◆ **EXERCISE AIM**: Write out each line exactly as given. Leave the pictures out of your copy.
::::::::
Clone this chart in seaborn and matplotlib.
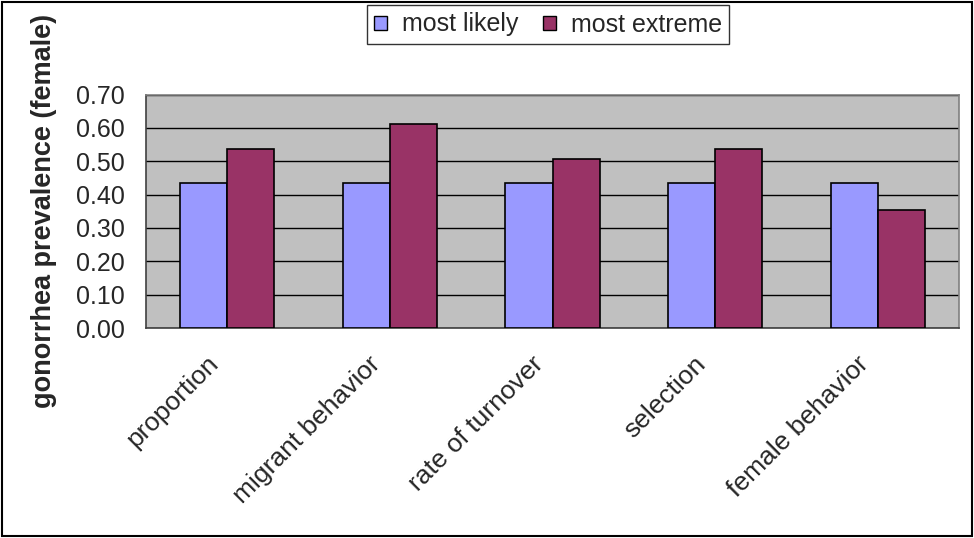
import matplotlib
matplotlib.use("Agg")
import matplotlib.pyplot as plt
from matplotlib.patches import Rectangle
from matplotlib.transforms import ScaledTranslation
import seaborn as sns
import pandas as pd

categories = ["proportion", "migrant behavior", "rate of turnover", "selection", "female behavior"]
most_likely = [0.435, 0.435, 0.435, 0.435, 0.435]
most_extreme = [0.536, 0.613, 0.507, 0.536, 0.354]
series_names = ["most likely", "most extreme"]
y_ticks = [0.0, 0.1, 0.2, 0.3, 0.4, 0.5, 0.6, 0.7]

df = pd.DataFrame({
    "category": categories * 2,
    "value": most_likely + most_extreme,
    "series": [series_names[0]] * len(categories) + [series_names[1]] * len(categories),
})

sns.set_style("white")
plt.rcParams["font.family"] = ["Liberation Sans", "DejaVu Sans"]

FS = 18

fig = plt.figure(figsize=(9.74, 5.38), dpi=100)
ax_left, ax_right, ax_top, ax_bottom = 146, 959, 94.5, 328
ax = fig.add_axes([ax_left / 974, 1 - ax_bottom / 538,
                   (ax_right - ax_left) / 974, (ax_bottom - ax_top) / 538])

sns.barplot(
    data=df, x="category", y="value", hue="series", order=categories,
    palette=["#9999FF", "#993366"], saturation=1, width=0.58, gap=0,
    edgecolor="black", linewidth=1.2, ax=ax, legend=True, zorder=3,
)

ax.set_facecolor("#C0C0C0")
ax.set_ylim(0, 0.7)
ax.set_xlim(-0.5, len(categories) - 0.5)
ax.set_yticks(y_ticks)
ax.set_yticklabels([f"{t:.2f}" for t in y_ticks], fontsize=FS)
ax.yaxis.grid(True, color="black", linewidth=1.0, zorder=0)
ax.set_axisbelow(True)

# category ticks sit on the boundaries between groups
ax.set_xticks([i - 0.5 for i in range(len(categories) + 1)], minor=False)
ax.set_xticklabels([])
ax.set_xticks(range(len(categories)), minor=True)
ax.set_xticklabels(categories, minor=True, rotation=45, ha="right", va="center",
                   rotation_mode="anchor", fontsize=19)
ax.tick_params(axis="x", which="major", direction="out", length=6, width=1, color="#404040")
ax.tick_params(axis="x", which="minor", length=0, pad=23)
ax.tick_params(axis="y", direction="out", length=6.5, width=1, color="#404040", pad=9)

ax.set_xlabel("")
ax.set_ylabel("gonorrhea prevalence (female)", fontsize=19.5, fontweight="bold")
ax.yaxis.set_label_coords((57 - ax_left) / (ax_right - ax_left), 0.5)

for side in ["top", "right"]:
    ax.spines[side].set_color("#808080")
    ax.spines[side].set_linewidth(1.2)
for side in ["left", "bottom"]:
    ax.spines[side].set_color("#404040")
    ax.spines[side].set_linewidth(1.2)

ax.legend_.remove()
handles, labels = ax.get_legend_handles_labels()
leg = fig.legend(handles, labels, loc="upper center", bbox_to_anchor=(548 / 974, 1 - 5 / 538),
                 ncol=2, frameon=True, fancybox=False, fontsize=FS,
                 handlelength=0.5, handleheight=0.5, handletextpad=0.6,
                 columnspacing=1.0, borderpad=0.3, borderaxespad=0)
leg.get_frame().set_edgecolor("black")
leg.get_frame().set_linewidth(1.0)
for h in leg.legend_handles:
    h.set_edgecolor("black")
    h.set_linewidth(1.0)

# outer chart border
fig.patches.append(Rectangle((2 / 974, 2 / 538), 970 / 974, 534 / 538, transform=fig.transFigure,
                             fill=False, edgecolor="black", linewidth=1.5))

# nudge the slanted category labels left of the group centres
shift = ScaledTranslation(-13 / 100, 0, fig.dpi_scale_trans)
for lab in ax.get_xticklabels(minor=True):
    lab.set_transform(lab.get_transform() + shift)

fig.savefig("out.png", dpi=100)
::::::::
◆ **WORKED SOLUTION**:
Clone this chart in seaborn and matplotlib.
import matplotlib
matplotlib.use("Agg")
import matplotlib.pyplot as plt
from matplotlib.patches import Rectangle
from matplotlib.transforms import ScaledTranslation
import seaborn as sns
import pandas as pd

categories = ["proportion", "migrant behavior", "rate of turnover", "selection", "female behavior"]
most_likely = [0.435, 0.435, 0.435, 0.435, 0.435]
most_extreme = [0.536, 0.613, 0.507, 0.536, 0.354]
series_names = ["most likely", "most extreme"]
y_ticks = [0.0, 0.1, 0.2, 0.3, 0.4, 0.5, 0.6, 0.7]

df = pd.DataFrame({
    "category": categories * 2,
    "value": most_likely + most_extreme,
    "series": [series_names[0]] * len(categories) + [series_names[1]] * len(categories),
})

sns.set_style("white")
plt.rcParams["font.family"] = ["Liberation Sans", "DejaVu Sans"]

FS = 18

fig = plt.figure(figsize=(9.74, 5.38), dpi=100)
ax_left, ax_right, ax_top, ax_bottom = 146, 959, 94.5, 328
ax = fig.add_axes([ax_left / 974, 1 - ax_bottom / 538,
                   (ax_right - ax_left) / 974, (ax_bottom - ax_top) / 538])

sns.barplot(
    data=df, x="category", y="value", hue="series", order=categories,
    palette=["#9999FF", "#993366"], saturation=1, width=0.58, gap=0,
    edgecolor="black", linewidth=1.2, ax=ax, legend=True, zorder=3,
)

ax.set_facecolor("#C0C0C0")
ax.set_ylim(0, 0.7)
ax.set_xlim(-0.5, len(categories) - 0.5)
ax.set_yticks(y_ticks)
ax.set_yticklabels([f"{t:.2f}" for t in y_ticks], fontsize=FS)
ax.yaxis.grid(True, color="black", linewidth=1.0, zorder=0)
ax.set_axisbelow(True)

# category ticks sit on the boundaries between groups
ax.set_xticks([i - 0.5 for i in range(len(categories) + 1)], minor=False)
ax.set_xticklabels([])
ax.set_xticks(range(len(categories)), minor=True)
ax.set_xticklabels(categories, minor=True, rotation=45, ha="right", va="center",
                   rotation_mode="anchor", fontsize=19)
ax.tick_params(axis="x", which="major", direction="out", length=6, width=1, color="#404040")
ax.tick_params(axis="x", which="minor", length=0, pad=23)
ax.tick_params(axis="y", direction="out", length=6.5, width=1, color="#404040", pad=9)

ax.set_xlabel("")
ax.set_ylabel("gonorrhea prevalence (female)", fontsize=19.5, fontweight="bold")
ax.yaxis.set_label_coords((57 - ax_left) / (ax_right - ax_left), 0.5)

for side in ["top", "right"]:
    ax.spines[side].set_color("#808080")
    ax.spines[side].set_linewidth(1.2)
for side in ["left", "bottom"]:
    ax.spines[side].set_color("#404040")
    ax.spines[side].set_linewidth(1.2)

ax.legend_.remove()
handles, labels = ax.get_legend_handles_labels()
leg = fig.legend(handles, labels, loc="upper center", bbox_to_anchor=(548 / 974, 1 - 5 / 538),
                 ncol=2, frameon=True, fancybox=False, fontsize=FS,
                 handlelength=0.5, handleheight=0.5, handletextpad=0.6,
                 columnspacing=1.0, borderpad=0.3, borderaxespad=0)
leg.get_frame().set_edgecolor("black")
leg.get_frame().set_linewidth(1.0)
for h in leg.legend_handles:
    h.set_edgecolor("black")
    h.set_linewidth(1.0)

# outer chart border
fig.patches.append(Rectangle((2 / 974, 2 / 538), 970 / 974, 534 / 538, transform=fig.transFigure,
                             fill=False, edgecolor="black", linewidth=1.5))

# nudge the slanted category labels left of the group centres
shift = ScaledTranslation(-13 / 100, 0, fig.dpi_scale_trans)
for lab in ax.get_xticklabels(minor=True):
    lab.set_transform(lab.get_transform() + shift)

fig.savefig("out.png", dpi=100)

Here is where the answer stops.